--- WHAT THE TASK ASKS ---
Start with the line that contains "Convert this chart to matplotlib code." and end with the line that contains "from matplotlib.patches import Polygon, Patch"; retype those lines and the ones between them exactly, without any pictures.

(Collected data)

>>>>>

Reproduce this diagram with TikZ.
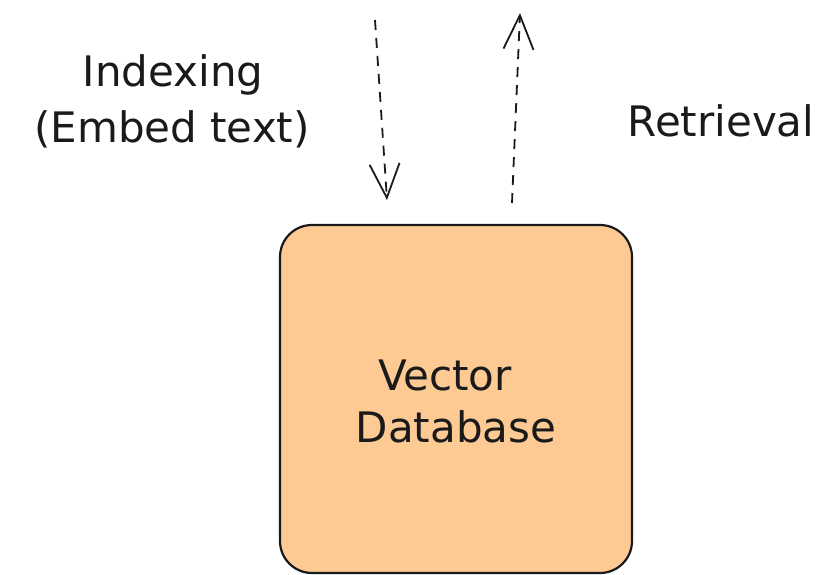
\documentclass[tikz,border=0pt]{standalone}
\usepackage{fontspec}
\setmainfont{DejaVu Sans}
\usetikzlibrary{arrows.meta}
\definecolor{ink}{HTML}{1A1A1A}
\definecolor{boxfill}{HTML}{FDCA94}
\tikzset{
  label text/.style={font=\fontsize{42}{50}\selectfont, text=ink, anchor=base, inner sep=0pt},
  dbbox/.style={draw=ink, line width=2.2pt, fill=boxfill, rounded corners=32pt,
    minimum width=352pt, minimum height=348pt, inner sep=0pt},
  flow/.style={draw=ink, line width=1.8pt, dash pattern=on 10pt off 8pt,
    -{Straight Barb[length=34pt, width=30pt, line width=1.8pt]}}
}
\begin{document}
\begin{tikzpicture}[x=1pt, y=-1pt]
  \useasboundingbox (0,0) rectangle (825,575);
  % vector store
  \node[dbbox] (db) at (456,399) {};
  \node[label text] (vec) at (445,390) {Vector};
  \node[label text] (dbase) at (456,442) {Database};
  % side labels
  \node[label text] (idx) at (173,87) {Indexing};
  \node[label text] (emb) at (172,143) {(Embed text)};
  \node[label text] (ret) at (721,137) {Retrieval};
  % arrow end points
  \coordinate (inTop) at (375,20);
  \coordinate (inEnd) at (387,200);
  \coordinate (outStart) at (512,203);
  \coordinate (outEnd) at (520,13);
  \draw[flow] (inTop) -- (inEnd);
  \draw[flow] (outStart) -- (outEnd);
\end{tikzpicture}
\end{document}
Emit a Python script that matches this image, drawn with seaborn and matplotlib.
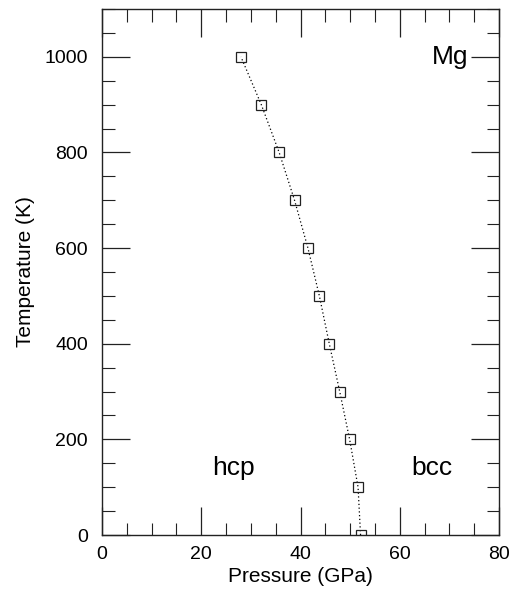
import matplotlib
matplotlib.use("Agg")
import matplotlib.pyplot as plt
from matplotlib.ticker import MultipleLocator
import seaborn as sns
import pandas as pd

# Data
temperature = [0, 100, 200, 300, 400, 500, 600, 700, 800, 900, 1000]
pressure = [52.1, 51.6, 49.9, 47.9, 45.8, 43.8, 41.5, 38.8, 35.7, 32.1, 28.0]
x_ticks = [0, 20, 40, 60, 80]
y_ticks = [0, 200, 400, 600, 800, 1000]

sns.set_theme(style="ticks")
plt.rcParams['font.family'] = ['Liberation Sans', 'DejaVu Sans']
plt.rcParams['text.color'] = 'black'
plt.rcParams['axes.labelcolor'] = 'black'

df = pd.DataFrame({"Pressure (GPa)": pressure, "Temperature (K)": temperature})

fig = plt.figure(figsize=(5.21, 5.99), dpi=100)
ax = fig.add_axes([102/521, 1 - 535/599, (499-102)/521, (535-9)/599])

sns.lineplot(data=df, x="Pressure (GPa)", y="Temperature (K)", sort=False,
             estimator=None, ax=ax, color="black", linestyle=(0, (1, 2)),
             linewidth=0.9, marker="s", markersize=7, markerfacecolor="none",
             markeredgecolor="#222222", markeredgewidth=0.9)

ax.set_xlim(0, 80)
ax.set_ylim(0, 1100)
ax.set_xticks(x_ticks)
ax.set_yticks(y_ticks)
ax.xaxis.set_minor_locator(MultipleLocator(5))
ax.yaxis.set_minor_locator(MultipleLocator(50))
ax.tick_params(which="both", direction="in", top=True, right=True,
               colors="#222222", labelcolor="black", labelsize=14)
ax.tick_params(which="major", length=20, width=0.9, pad=10)
ax.tick_params(which="minor", length=9, width=0.8)
ax.tick_params(axis="x", which="major", pad=8)
for s in ax.spines.values():
    s.set_linewidth(1.0)
    s.set_color("#222222")

ax.set_xlabel("Pressure (GPa)", fontsize=15, labelpad=3)
ax.set_ylabel("Temperature (K)", fontsize=15, labelpad=7)

ax.text(70.2, 986, "Mg", fontsize=19, ha="center", va="baseline")
ax.text(26.4, 126, "hcp", fontsize=19, ha="center", va="baseline")
ax.text(66.5, 126, "bcc", fontsize=19, ha="center", va="baseline")

fig.savefig("out.png", dpi=100)
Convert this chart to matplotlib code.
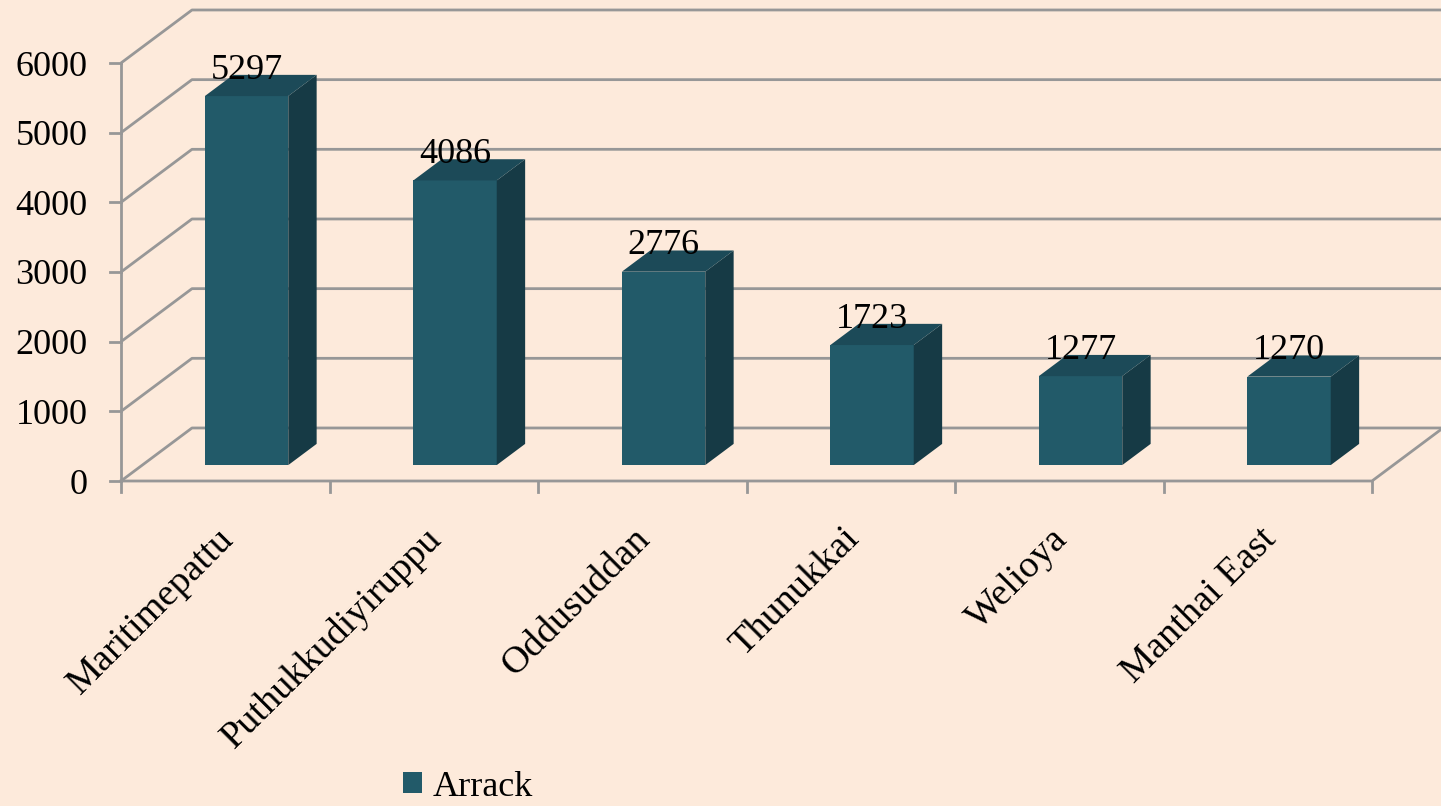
import matplotlib.pyplot as plt
from matplotlib.patches import Polygon, Patch

# ------------------------- Datos -------------------------
categories = ["Maritimepattu", "Puthukkudiyiruppu", "Oddusuddan",
              "Thunukkai", "Welioya", "Manthai East"]
arrack = [5297, 4086, 2776, 1723, 1277, 1270]
y_ticks = [0, 1000, 2000, 3000, 4000, 5000, 6000]
series_name = "Arrack"

# ------------------------- Estilo -------------------------
BG = "#fdeadb"
GRID = "#979797"
FRONT = "#225a69"
SIDE = "#163a45"
TOP = "#1c4a58"
FONT = "Liberation Serif"
FS = 26

# profundidad 3D (en unidades de categoria / valor)
DX = 0.3405
DY = 761
BAR_W = 0.4
D0, D1 = 0.30, 0.70   # posicion de la barra dentro de la profundidad

W, H = 1441, 806
fig = plt.figure(figsize=(W / 100, H / 100), dpi=100, facecolor=BG)
# plano frontal: x 121..1372 px, y 481..63 px
ax = fig.add_axes([121 / W, (H - 481) / H, 1251 / W, 418 / H])
ax.set_xlim(0, len(categories))
ax.set_ylim(0, 6000)
ax.set_axis_off()

n = len(categories)
lw = 2.0

# rejilla: pared izquierda + pared del fondo
for v in y_ticks:
    ax.plot([0, DX, n + DX], [v, v + DY, v + DY], color=GRID, lw=lw,
            clip_on=False, solid_capstyle="butt", zorder=1)
    ax.plot([-0.055, 0], [v, v], color=GRID, lw=lw, clip_on=False, zorder=1)
    ax.text(-0.16, v, str(v), ha="right", va="center_baseline",
            fontsize=FS, family=FONT, clip_on=False)

# suelo y eje
ax.plot([0, 0], [0, 6000], color=GRID, lw=lw, clip_on=False, zorder=1)
ax.plot([0, n, n + DX], [0, 0, DY], color=GRID, lw=lw, clip_on=False, zorder=1)
for i in range(n + 1):
    ax.plot([i, i], [0, -160], color=GRID, lw=lw, clip_on=False, zorder=1)

# barras
for i, (cat, v) in enumerate(zip(categories, arrack)):
    x0 = i + 0.5 - BAR_W / 2 + D0 * DX
    x1 = x0 + BAR_W
    y0 = D0 * DY
    ddx = (D1 - D0) * DX
    ddy = (D1 - D0) * DY
    front = Polygon([(x0, y0), (x1, y0), (x1, y0 + v), (x0, y0 + v)],
                    closed=True, fc=FRONT, ec="none", zorder=3, clip_on=False)
    side = Polygon([(x1, y0), (x1 + ddx, y0 + ddy), (x1 + ddx, y0 + v + ddy),
                    (x1, y0 + v)], closed=True, fc=SIDE, ec="none", zorder=3,
                   clip_on=False)
    top = Polygon([(x0, y0 + v), (x1, y0 + v), (x1 + ddx, y0 + v + ddy),
                   (x0 + ddx, y0 + v + ddy)], closed=True, fc=TOP, ec="none",
                  zorder=3, clip_on=False)
    for p in (front, side, top):
        ax.add_patch(p)
    ax.text((x0 + x1) / 2, v + 480, str(v), ha="center", va="baseline",
            fontsize=FS, family=FONT, zorder=5, clip_on=False)
    ax.text(i + 0.5 - 0.045, -580, cat, ha="right", va="top", rotation=45,
            rotation_mode="anchor", fontsize=27.5, family=FONT, clip_on=False)

# leyenda
handle = Patch(facecolor=FRONT, edgecolor="none", label=series_name)
fig.legend(handles=[handle], loc="center", bbox_to_anchor=(468 / W, 1 - 787 / H),
           frameon=False, prop={"family": FONT, "size": FS},
           handlelength=0.53, handleheight=0.53, handletextpad=0.3,
           borderpad=0.0, borderaxespad=0.0)

fig.savefig("out.png", dpi=100, facecolor=BG)
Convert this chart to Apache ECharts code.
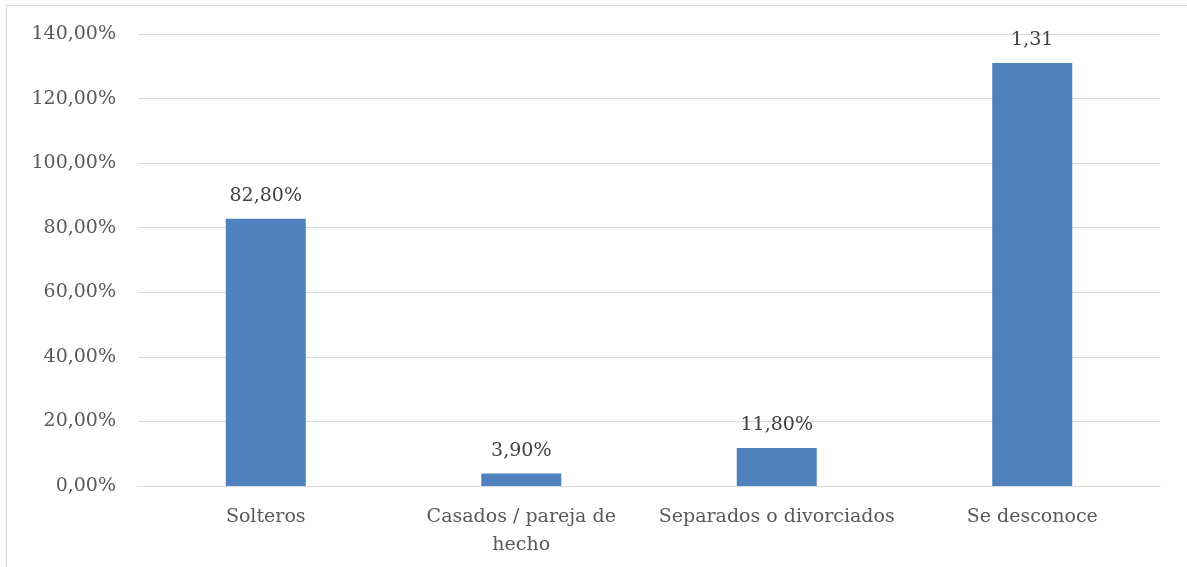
<!DOCTYPE html>
<html>
<head>
<meta charset="utf-8">
<script src="https://cdn.jsdelivr.net/npm/echarts@6/dist/echarts.min.js"></script>
<style>
  html, body { margin: 0; padding: 0; background: #fff; }
  #chart { width: 1187px; height: 567px; }
</style>
</head>
<body>
<div id="chart"></div>
<script>
const categories = ['Solteros', 'Casados / pareja de\nhecho', 'Separados o divorciados', 'Se desconoce'];
const values = [82.8, 3.9, 11.8, 131];
const valueLabels = ['82,80%', '3,90%', '11,80%', '1,31'];
const yTicks = [0, 20, 40, 60, 80, 100, 120, 140];

const font = 'DejaVu Serif';
const textColor = '#595959';

const chart = echarts.init(document.getElementById('chart'));

const option = {
  backgroundColor: '#fff',
  animation: false,
  graphic: [{
    type: 'rect',
    shape: { x: 6.5, y: 5.5, width: 1300, height: 700 },
    style: { fill: 'none', stroke: '#d9d9d9', lineWidth: 1 }
  }],
  grid: { left: 138, right: 27, top: 34, bottom: 81 },
  xAxis: {
    type: 'category',
    data: categories,
    axisTick: { show: false },
    axisLine: { lineStyle: { color: '#d9d9d9', width: 1 } },
    axisLabel: {
      color: textColor, fontFamily: font, fontSize: 19,
      margin: 17, lineHeight: 28, interval: 0
    }
  },
  yAxis: {
    type: 'value',
    min: yTicks[0],
    max: yTicks[yTicks.length - 1],
    interval: 20,
    axisLine: { show: false },
    axisTick: { show: false },
    splitLine: { lineStyle: { color: '#d9d9d9', width: 1 } },
    axisLabel: {
      color: textColor, fontFamily: font, fontSize: 19, margin: 22,
      formatter: v => v.toFixed(2).replace('.', ',') + '%'
    }
  },
  series: [{
    type: 'bar',
    data: values,
    barWidth: 80,
    itemStyle: { color: '#4f81bd' },
    label: {
      show: true,
      position: 'top',
      distance: 13,
      color: '#404040',
      fontFamily: font,
      fontSize: 19,
      formatter: p => valueLabels[p.dataIndex]
    }
  }]
};

chart.setOption(option);
window.addEventListener('resize', () => chart.resize());
</script>
</body>
</html>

<<<<<

--- FULL OUTPUT ---
Convert this chart to matplotlib code.
import matplotlib.pyplot as plt
from matplotlib.patches import Polygon, Patch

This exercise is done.